The Aunty Disco Project have just recently released their debut album; an 11-tier product titled Aunty Disco Project, which contains complete live recordings of all sets and instruments, financed wholly by the band itself. This DIY approach, the same adopted once by Corduroy, might just turn out to be a case study of its kind for other bands to emulate. One hopes for a larger playing field for ADP, perhaps with a focus towards social commentary and other such greater purposes in their future productions. Plus, how can we not love rock stars who blog?
One may not be a fan of this band but one has to acknowledge their impact and loyal following. Refreshingly enough, their singles Bachpan and Choti Khushiyan stray from the regular repertoire of subjects churned from the pop machine regarding lost love or chewy candy. There is a certain self-assurity in the swagger of its front man, Jaffer Ali Zaidi and the quality of his voice, which makes you want to believe in him and what he croons on about. Kind of like Bowie did. One can see true musicianship in this band (no, it’s not just in the flowing locks) and it seems only a matter of battling the evils of Mephistopheles for success to come riding in. They seem a band that couldn’t possibly care what you make of them or their music — and those are always the best kind.
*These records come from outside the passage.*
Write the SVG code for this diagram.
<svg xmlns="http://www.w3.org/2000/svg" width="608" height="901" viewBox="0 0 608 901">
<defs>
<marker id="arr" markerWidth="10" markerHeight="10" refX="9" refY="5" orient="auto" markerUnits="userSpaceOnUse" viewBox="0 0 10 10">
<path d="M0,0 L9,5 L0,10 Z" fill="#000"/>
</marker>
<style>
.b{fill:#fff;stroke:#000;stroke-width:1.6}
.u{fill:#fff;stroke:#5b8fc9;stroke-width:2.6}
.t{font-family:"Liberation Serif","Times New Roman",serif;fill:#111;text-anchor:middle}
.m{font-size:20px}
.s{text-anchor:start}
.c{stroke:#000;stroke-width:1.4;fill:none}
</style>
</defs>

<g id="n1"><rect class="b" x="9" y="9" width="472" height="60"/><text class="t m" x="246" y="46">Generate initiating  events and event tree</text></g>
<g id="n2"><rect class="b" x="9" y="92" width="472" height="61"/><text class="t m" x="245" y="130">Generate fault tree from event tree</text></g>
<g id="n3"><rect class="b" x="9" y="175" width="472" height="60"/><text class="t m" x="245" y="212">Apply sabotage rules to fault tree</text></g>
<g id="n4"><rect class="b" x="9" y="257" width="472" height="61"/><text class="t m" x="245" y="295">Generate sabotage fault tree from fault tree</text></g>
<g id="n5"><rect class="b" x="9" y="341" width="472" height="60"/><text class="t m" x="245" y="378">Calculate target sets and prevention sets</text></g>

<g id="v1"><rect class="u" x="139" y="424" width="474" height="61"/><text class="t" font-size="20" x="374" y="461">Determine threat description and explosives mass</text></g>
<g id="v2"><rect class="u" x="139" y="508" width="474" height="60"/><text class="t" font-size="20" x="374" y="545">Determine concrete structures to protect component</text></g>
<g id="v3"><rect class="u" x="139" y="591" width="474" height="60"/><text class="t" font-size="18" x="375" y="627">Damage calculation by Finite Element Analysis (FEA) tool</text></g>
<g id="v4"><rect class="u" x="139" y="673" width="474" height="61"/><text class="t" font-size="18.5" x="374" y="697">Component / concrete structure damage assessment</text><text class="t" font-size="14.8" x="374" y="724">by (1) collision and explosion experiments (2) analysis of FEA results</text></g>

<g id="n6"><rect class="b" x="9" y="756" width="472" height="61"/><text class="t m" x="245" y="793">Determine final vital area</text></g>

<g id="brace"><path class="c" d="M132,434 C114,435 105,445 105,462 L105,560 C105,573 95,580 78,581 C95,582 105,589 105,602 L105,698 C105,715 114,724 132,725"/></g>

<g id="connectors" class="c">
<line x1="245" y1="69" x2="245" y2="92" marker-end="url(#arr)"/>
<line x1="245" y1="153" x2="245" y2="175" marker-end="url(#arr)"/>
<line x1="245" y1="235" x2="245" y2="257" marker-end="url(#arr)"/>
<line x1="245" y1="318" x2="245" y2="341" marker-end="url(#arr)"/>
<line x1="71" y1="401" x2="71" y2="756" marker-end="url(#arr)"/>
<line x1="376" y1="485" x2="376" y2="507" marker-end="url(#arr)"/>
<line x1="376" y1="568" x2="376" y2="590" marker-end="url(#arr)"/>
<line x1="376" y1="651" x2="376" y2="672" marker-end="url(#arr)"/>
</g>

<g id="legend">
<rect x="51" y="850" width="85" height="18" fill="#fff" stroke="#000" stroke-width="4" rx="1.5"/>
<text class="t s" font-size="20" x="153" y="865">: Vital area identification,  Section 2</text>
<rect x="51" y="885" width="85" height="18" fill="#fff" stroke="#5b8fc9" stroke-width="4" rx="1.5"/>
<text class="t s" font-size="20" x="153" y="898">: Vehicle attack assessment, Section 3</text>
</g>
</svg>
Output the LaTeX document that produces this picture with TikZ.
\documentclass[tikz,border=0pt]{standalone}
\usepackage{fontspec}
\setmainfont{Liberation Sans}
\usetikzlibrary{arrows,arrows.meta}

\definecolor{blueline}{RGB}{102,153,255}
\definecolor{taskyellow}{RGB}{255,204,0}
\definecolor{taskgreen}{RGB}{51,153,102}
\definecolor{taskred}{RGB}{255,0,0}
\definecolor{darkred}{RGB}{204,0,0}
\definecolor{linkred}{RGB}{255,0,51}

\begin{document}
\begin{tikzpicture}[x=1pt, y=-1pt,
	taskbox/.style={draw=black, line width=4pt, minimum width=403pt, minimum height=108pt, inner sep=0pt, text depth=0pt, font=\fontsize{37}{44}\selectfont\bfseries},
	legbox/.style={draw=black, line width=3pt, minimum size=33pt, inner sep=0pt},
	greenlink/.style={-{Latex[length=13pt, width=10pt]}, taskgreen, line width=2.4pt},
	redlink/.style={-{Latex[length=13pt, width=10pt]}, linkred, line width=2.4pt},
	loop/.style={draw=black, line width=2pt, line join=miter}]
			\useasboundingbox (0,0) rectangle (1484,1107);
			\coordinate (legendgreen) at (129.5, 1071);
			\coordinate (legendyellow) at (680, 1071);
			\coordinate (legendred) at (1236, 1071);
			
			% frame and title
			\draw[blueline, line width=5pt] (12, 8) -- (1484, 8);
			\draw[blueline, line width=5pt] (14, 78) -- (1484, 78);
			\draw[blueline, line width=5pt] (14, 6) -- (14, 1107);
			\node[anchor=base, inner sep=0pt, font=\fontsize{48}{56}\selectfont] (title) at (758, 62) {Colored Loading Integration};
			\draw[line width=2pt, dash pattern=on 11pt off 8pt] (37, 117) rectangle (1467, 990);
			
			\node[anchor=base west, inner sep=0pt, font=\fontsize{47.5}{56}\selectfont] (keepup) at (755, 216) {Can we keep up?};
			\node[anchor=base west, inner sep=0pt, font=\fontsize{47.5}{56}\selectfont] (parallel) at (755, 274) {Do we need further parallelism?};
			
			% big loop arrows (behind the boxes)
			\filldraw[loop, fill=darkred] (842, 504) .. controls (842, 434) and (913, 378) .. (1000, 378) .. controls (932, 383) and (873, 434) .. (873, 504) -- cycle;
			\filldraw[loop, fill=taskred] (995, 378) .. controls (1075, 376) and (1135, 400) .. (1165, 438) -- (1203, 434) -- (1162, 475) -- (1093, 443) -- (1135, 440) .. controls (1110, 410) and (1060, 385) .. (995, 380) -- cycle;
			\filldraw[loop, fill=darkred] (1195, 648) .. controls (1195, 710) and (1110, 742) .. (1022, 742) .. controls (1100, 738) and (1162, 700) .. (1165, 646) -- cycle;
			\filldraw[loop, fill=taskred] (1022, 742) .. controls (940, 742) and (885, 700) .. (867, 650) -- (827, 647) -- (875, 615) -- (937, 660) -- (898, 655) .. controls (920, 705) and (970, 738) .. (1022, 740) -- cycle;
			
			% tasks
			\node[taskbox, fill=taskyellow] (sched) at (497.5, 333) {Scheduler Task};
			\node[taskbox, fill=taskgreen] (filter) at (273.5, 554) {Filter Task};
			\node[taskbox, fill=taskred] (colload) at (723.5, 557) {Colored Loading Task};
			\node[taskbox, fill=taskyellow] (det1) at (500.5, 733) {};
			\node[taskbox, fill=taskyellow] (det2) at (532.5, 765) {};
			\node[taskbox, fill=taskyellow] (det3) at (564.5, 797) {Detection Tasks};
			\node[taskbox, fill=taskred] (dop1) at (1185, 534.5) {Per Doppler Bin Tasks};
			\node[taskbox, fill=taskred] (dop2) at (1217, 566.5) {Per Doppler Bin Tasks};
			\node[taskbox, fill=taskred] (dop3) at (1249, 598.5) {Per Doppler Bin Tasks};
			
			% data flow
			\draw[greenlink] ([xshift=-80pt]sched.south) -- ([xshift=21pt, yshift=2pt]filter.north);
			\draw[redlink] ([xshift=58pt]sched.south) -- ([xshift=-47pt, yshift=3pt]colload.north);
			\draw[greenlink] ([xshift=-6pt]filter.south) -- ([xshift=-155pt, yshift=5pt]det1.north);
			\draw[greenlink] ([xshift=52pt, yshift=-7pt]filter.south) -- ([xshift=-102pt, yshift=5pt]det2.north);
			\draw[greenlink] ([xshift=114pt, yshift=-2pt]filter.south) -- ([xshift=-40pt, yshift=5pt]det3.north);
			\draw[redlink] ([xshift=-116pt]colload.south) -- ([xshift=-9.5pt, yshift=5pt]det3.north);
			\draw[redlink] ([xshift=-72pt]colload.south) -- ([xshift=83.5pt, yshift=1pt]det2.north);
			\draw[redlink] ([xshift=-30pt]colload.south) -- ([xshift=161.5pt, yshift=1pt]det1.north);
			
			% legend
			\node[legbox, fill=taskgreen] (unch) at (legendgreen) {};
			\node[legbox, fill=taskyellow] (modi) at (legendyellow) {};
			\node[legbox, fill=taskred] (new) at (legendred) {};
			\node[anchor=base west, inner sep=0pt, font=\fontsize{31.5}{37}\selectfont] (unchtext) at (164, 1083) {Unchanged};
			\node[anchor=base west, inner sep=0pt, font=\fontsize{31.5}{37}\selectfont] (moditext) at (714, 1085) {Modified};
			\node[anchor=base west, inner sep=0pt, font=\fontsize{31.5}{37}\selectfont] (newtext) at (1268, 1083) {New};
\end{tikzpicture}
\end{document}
One of the younger outfits to rise from the dregs of the Lahore music scene, the band boasts of Jhoot and Mein Aaj Uroon and a maturity in their music beyond their youthful appearances. They promise an album release in 2008, and given that you usually have to add two years to whatever release date a rock star gives you, at least more singles are expected from the quartet in the coming year. How great it would be if more of the younger bands — ala The Rising — came into the industry with a strong ideology and music philosophy of their shelf life, rather then creating meaningless ventures to combat ennui or gain fame. Definitely a band I personally have much belief in, and one to watch out for in the coming year.
And there you have it. If these bands don’t keep you entertained in 2008, the politics surely will.